The following are some observations on decisions made by the Plan Commission in no particular order.

Transitional areas: for the most part, transitional areas were handled with appropriate care. In some cases, the context of historic or character-giving structures dictated the decision to reduce the consultant’s desire for more density. The one area I would disagree with would be the handling of the Emerson corridor between Maple and Ridge where the precedent of some previously approved (and I would say misguided) development was used as an example of what should be developed.

Traditional areas: also handled with care by the PC. Many of the areas that Evanstonians would consider traditional would remain so under the Plan Commission recommendation.

Bonuses: once again, the Commission did an adequate job of beginning to define the types of bonuses that developers could qualify for in specific areas of downtown. It was refreshing to see some of the “fuzzy” bonuses like day care be completely removed from the plan. It should be noted that the bonus section of the proposed plan is only a guideline at this point and will not be truly formed until after the draft plan is approved. However, the intent of most bonuses seemed to be well placed.

Downtown core: a mixed review here. The Commission was split between a “base” or “by-right” height of 12-15 (approx. 137 to 165 feet) stories with a maximum height of 275 feet (just shy of the height of the Chase Bank building which is the tallest in Evanston). Some Commissioners felt that the taller base height offered less incentive for developers to deliver a project that offers public benefits to Evanston.

Central Core: the real question raised by some of the Commissioners is why do we identify this single block as being the one place for extreme height and density? In a move that defined the schizophrenic nature of this “zone,” the Commissioners voted unanimously to propose Fountain Square as “open space” zoning. While this move makes sense, it only further clouds the reasoning for placing very large buildings in the other two-thirds of the block. In my opinion, Chairman Woods made a poor choice in forcing a vote of four options for the block (park, traditional, core, or a modified downtown core up to 350 feet).

While a minority of the Commissioners tried to find a middle ground, some Commissioners would not change their position of an “iconic” tower to define Evanston. In the end, the option that got the most votes (5-3) was to allow the same height as the rest of the core area. This topic will probably continue to be debated and one has to wonder what the recommendation to P&D will say on this topic. While several on the Commission felt that this block should be in the “traditional” zone, the sentiment was that even if it was recommended, it would be overturned by the Council.

One of the most ironic moments of the night was Stu Opdyke’s comments on the Fountain Square block.
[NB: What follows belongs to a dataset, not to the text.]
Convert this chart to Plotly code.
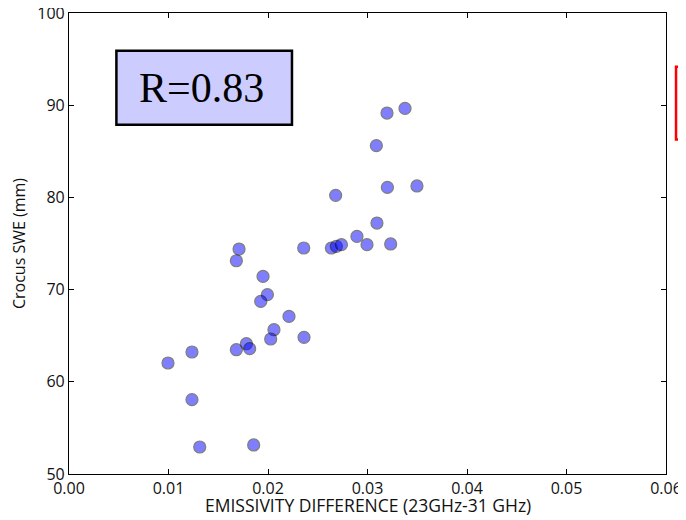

His biggest concern was saving the Hahn building and he was steadfast in his opinion not to allow two tall buildings to be built in the block, even if it meant a much lower height allowance. However, when the vote came he voted for the option of a base height of 165 feet with a maximum height of approximately 350 feet for the remainder of the block which, in reality, could allow for two massively tall structures to be built casting permanent shadows over Fountain Square and put the Hahn building in peril.

The preceding thoughts are my personal opinions, which are never expressed behind the curtain of anonymity.


Last night I attended the "special" Plan Commission meeting on the Downtown Plan.

I must admit that I have not attended all of the other meetings that have been held on this subject, just some.

The Commissioners basically agreed on the bulk of the plan, but there were still several items that they could not come to agreement on and have directed the city staff to come up with memos outlining the various opinions that can be forwarded to P&D along with the Plan.

The biggest one was whether or not to keep the Fountain Square block as a Central Core district or include it in the Downtown Core district which would limit heights there. This proposal garnered a 5 to 3 vote in favor of keeping it in the Downtown Core and seemed to be somewhat of a compromise between those that wanted to keep it Traditional and those that wanted the Central Core heights.

I am having some reservations concerning the bonus system that is included in the Plan. If you, as a developer, do or provide certain things (underground parking, public spaces, Leed certification, etc ad naseum)you get to build a taller building.

Why are not some of these things REQUIREMENTS. We need to start holding developer's feet to the fire and indicate what is REQUIRED of them if they want to build here. Underground parking should be a REQUIREMENT, not a bonus item! I know; we are trying to be transit oriented and get away from cars, but the reality is that is going to take quite some time to do. It is not something that happens overnight. It will not happen in my remaining lifetime I am quite certain.

I am not sure I understand the bonus for Leed certification. Obviously the developer needs the bonus before he starts building so he can plan his structure accordingly. When is the certification actually granted? After the building is up and an inspection is done? What if the building fails the certification for which the developer was granted bonuses? Do we make him take down the extra height he was granted?

I also do not understand this fascination with heights and why we think we need to have it. I am unaware of anyone who has moved here at any point during my life that wanted to change Evanston to be like Chicago and have tall buildings. Quite the contrary; they wanted to get away from the additional congestion that the heights of Chicago offered.

The Plan Commission will meet again on September 10th to take one final look at their work before sending it off to Planning and Development.

The real test, as with any plan, of this type will come when the actual zoning code is written for this. That is where we get down to the nitty gritty.

As someone once said, "If you zone it, they will build it."